Rietland
Sven Bresser, Niederlande, Belgien, 2025o
Als der zurückgezogene Schilfschneider Johan auf seinem Land den leblosen Körper eines jungen Mädchens findet, ergreift ihn ein unheilvolles Gefühl. Während er sich um seine Enkelin kümmert, begibt er sich auf die Suche nach der Wahrheit, entschlossen, dieses Drama aufzuklären. Doch das Böse verbirgt sich bisweilen hinter den unscheinbarsten Fassaden.
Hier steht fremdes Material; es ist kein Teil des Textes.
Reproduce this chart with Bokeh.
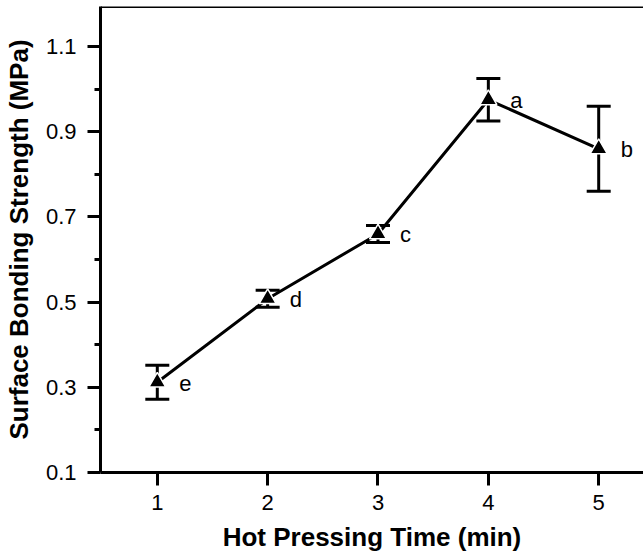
from bokeh.plotting import figure
from bokeh.models import Whisker, ColumnDataSource, Span, FixedTicker, Range1d
from bokeh.core.properties import value
from bokeh.embed import file_html
from bokeh.resources import INLINE

time_min = [1, 2, 3, 4, 5]
strength = [0.312, 0.508, 0.660, 0.975, 0.860]
error = [0.040, 0.020, 0.020, 0.050, 0.100]
letters = ["e", "d", "c", "a", "b"]
x_ticks = [1, 2, 3, 4, 5]
y_ticks = [0.1, 0.3, 0.5, 0.7, 0.9, 1.1]
y_minor = [0.2, 0.4, 0.6, 0.8, 1.0]

src = ColumnDataSource(dict(
    x=time_min, y=strength,
    upper=[s + e for s, e in zip(strength, error)],
    lower=[s - e for s, e in zip(strength, error)],
    lab=letters,
))

FONT = "Liberation Sans"
Y_TOP = 1.194

p = figure(width=643, height=560, output_backend="svg", toolbar_location=None,
           x_range=Range1d(0.4853, 5.406), y_range=Range1d(0.1, Y_TOP),
           min_border_left=98, min_border_right=0, min_border_top=6, min_border_bottom=88)
p.outline_line_alpha = 0
p.grid.visible = False
p.background_fill_color = "white"
p.border_fill_color = "white"

# top frame line
p.add_layout(Span(location=Y_TOP, dimension="width", line_color="black", line_width=3))

for ax in (p.xaxis[0], p.yaxis[0]):
    ax.axis_line_width = 3
    ax.major_tick_line_width = 3
    ax.minor_tick_line_width = 3
    ax.major_tick_in = 0
    ax.major_tick_out = 13
    ax.minor_tick_in = 0
    ax.minor_tick_out = 6
    ax.major_label_text_font = FONT
    ax.major_label_text_font_size = "22px"
    ax.major_label_text_color = "black"
    ax.axis_label_text_font = FONT
    ax.axis_label_text_font_size = "26px"
    ax.axis_label_text_font_style = "bold"
    ax.axis_label_text_color = "black"

p.xaxis.ticker = FixedTicker(ticks=x_ticks)
p.xaxis.minor_tick_out = 0
p.yaxis.ticker = FixedTicker(ticks=y_ticks, minor_ticks=y_minor)
p.xaxis.axis_label = "Hot Pressing Time (min)"
p.yaxis.axis_label = "Surface Bonding Strength (MPa)"
p.xaxis.major_label_standoff = 9
p.yaxis.major_label_standoff = 11
p.xaxis.axis_label_standoff = 9
p.yaxis.axis_label_standoff = 9

p.line("x", "y", source=src, line_color="black", line_width=3)
w = Whisker(base="x", upper="upper", lower="lower", source=src, dimension="height",
            line_color="black", line_width=3)
w.upper_head.size = 24
w.lower_head.size = 24
w.upper_head.line_width = 3
w.lower_head.line_width = 3
w.upper_head.line_color = "black"
w.lower_head.line_color = "black"
p.add_layout(w)
p.scatter("x", "y", source=src, marker="triangle", size=17, fill_color="black",
          line_color="white", line_width=1.5)
p.text("x", "y", text="lab", source=src, x_offset=22, y_offset=1,
       text_font=value(FONT), text_font_size="22px", text_baseline="middle",
       text_align="left", text_color="black")

open("out.html", "w").write(file_html(p, INLINE))
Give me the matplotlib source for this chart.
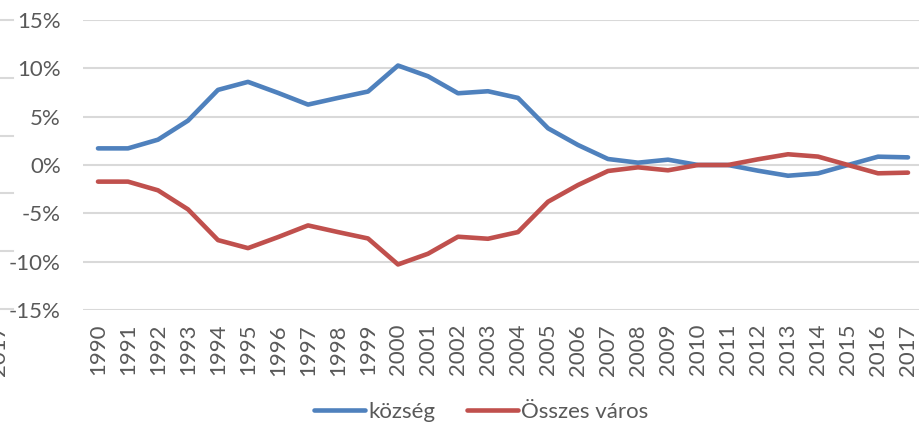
import matplotlib
matplotlib.use("Agg")
import matplotlib.pyplot as plt
from matplotlib.ticker import PercentFormatter
from matplotlib.lines import Line2D

years = [str(y) for y in range(1990, 2018)]
kozseg = [1.72, 1.72, 2.62, 4.59, 7.77, 8.60, 7.46, 6.25, 6.94, 7.60,
          10.29, 9.18, 7.42, 7.63, 6.94, 3.80, 2.07, 0.62, 0.24, 0.55,
          0.00, 0.00, -0.59, -1.11, -0.87, 0.00, 0.86, 0.79]
osszes_varos = [-1.72, -1.72, -2.62, -4.59, -7.77, -8.60, -7.46, -6.25, -6.94, -7.60,
                -10.29, -9.18, -7.42, -7.63, -6.94, -3.80, -2.07, -0.62, -0.24, -0.55,
                0.00, 0.00, 0.59, 1.11, 0.87, 0.00, -0.86, -0.79]
series_names = ["község", "Összes város"]

BLUE = "#4f81bd"
RED = "#c0504d"
TEXT = "#595959"
GRID = "#d9d9d9"

plt.rcParams["font.family"] = ["Lato", "DejaVu Sans"]
plt.rcParams["axes.unicode_minus"] = False

fig = plt.figure(figsize=(9.2, 4.25), dpi=100)
ax = fig.add_axes([83 / 920, 115 / 425, 840 / 920, 290 / 425])

x = range(len(years))
ax.plot(x, kozseg, color=BLUE, lw=3.3, solid_capstyle="round", solid_joinstyle="round")
ax.plot(x, osszes_varos, color=RED, lw=3.3, solid_capstyle="round", solid_joinstyle="round")

ax.set_xlim(-0.5, len(years) - 0.5)
ax.set_ylim(-15, 15)
ax.set_yticks(range(-15, 16, 5))
ax.yaxis.set_major_formatter(PercentFormatter(decimals=0))
ax.set_xticks(list(x))
ax.set_xticklabels(years, rotation=90)
ax.tick_params(axis="y", length=0, pad=16, labelsize=16, labelcolor=TEXT)
ax.tick_params(axis="x", length=0, pad=10, labelsize=16, labelcolor=TEXT)
ax.grid(axis="y", color=GRID, lw=1.5)
ax.set_axisbelow(True)
for s in ax.spines.values():
    s.set_visible(False)

handles = [Line2D([], [], color=BLUE, lw=3.3, solid_capstyle="round"),
           Line2D([], [], color=RED, lw=3.3, solid_capstyle="round")]
fig.legend(handles, series_names, loc="center", bbox_to_anchor=(0.523, 13 / 425), ncol=2,
           frameon=False, fontsize=16, handlelength=2.3, handletextpad=0.15,
           columnspacing=1.4, labelcolor=TEXT)

# leftover edge of the neighbouring chart
for yp in [20, 78, 136, 193, 251, 309]:
    fig.add_artist(Line2D([0, 13 / 920], [1 - yp / 425] * 2, color=GRID, lw=1.5))
fig.text(-1 / 920, 1 - 350 / 425, "2017", rotation=90, fontsize=16, color=TEXT,
         ha="center", va="center")

fig.savefig("out.png", dpi=100)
Ein Sumpfkrimi? Das wäre als Label zu einfach. Rietland ist grosse Kinokunst, gleichzeitig düsterer und heller, vor allem aber komplexer als sein Genrefilmgerüst. Der rund 60jährige Johan, Schilfschneider in einer weiten Riedlandschaft, findet die nackte Leiche einer jungen Frau aus dem Dorf – und danach keine Ruhe mehr.
Die stillen Stars des Films sind der echte Schilfschneider Gerrit Knobbe und die Riedlandschaft des nordholländischen Nationalparks Weerribben-Wieden. Bresser konzentriert den Blick auf Johan und seine einsame, harte Arbeit im Schilf, deren ordentlich gehäufte Überreste er jeweils in ein gespenstisches Inferno aus Wasser, Feuer, Wind und Rauch verwandelt, bevor er im Motorboot zum Abendessen nach Hause fährt. Johans Frau ist gestorben, er kümmert sich unter der Woche um seine Enkelin im Primarschulalter.
Zunächst zeichnet sich eine harsche, naturnahe Idylle ab, doch die Landschaft hat eine eigenständige, gleichgültige Präsenz: älter und mächtiger als die Menschen. Die Dorfbewohner schieben die Vergewaltigung und Ermordung der jungen Frau den unsichtbaren «Trooters» vom anderen Ufer zu – so wie sie auch die EU und die chinesische Konkurrenz pauschal für den Niedergang des traditionellen Schilfgewerbes verantwortlich machen. Johans Zweifel, seine Angst um Enkelin und Nachbarsmädchen wachsen. Indizien legen nahe, dass der Täter aus der eigenen Nachbarschaft stammt, während die alten Geschichten vom Sumpfmonster zurückkehren und sich mit der Wahrnehmung der Landschaft verbinden. Diese verliert die ihr zugeschriebene Unschuld und erscheint als unbezähmbare, geheimnisvolle Macht, zugleich wird Johan sich selbst, uns Zuschauenden und mindestens einem Nachbarn suspekt.
Rietland ist ein unsentimentaler Film voller Gefühl, Unheimlichkeit, Faszination und kontrastierender Wärme. Ein filmisches Kunststück, das seine Meisterschaft selbstbewusst trägt, wie der alte Johan seine Würde, seine Erfahrung und unverklärte Menschlichkeit.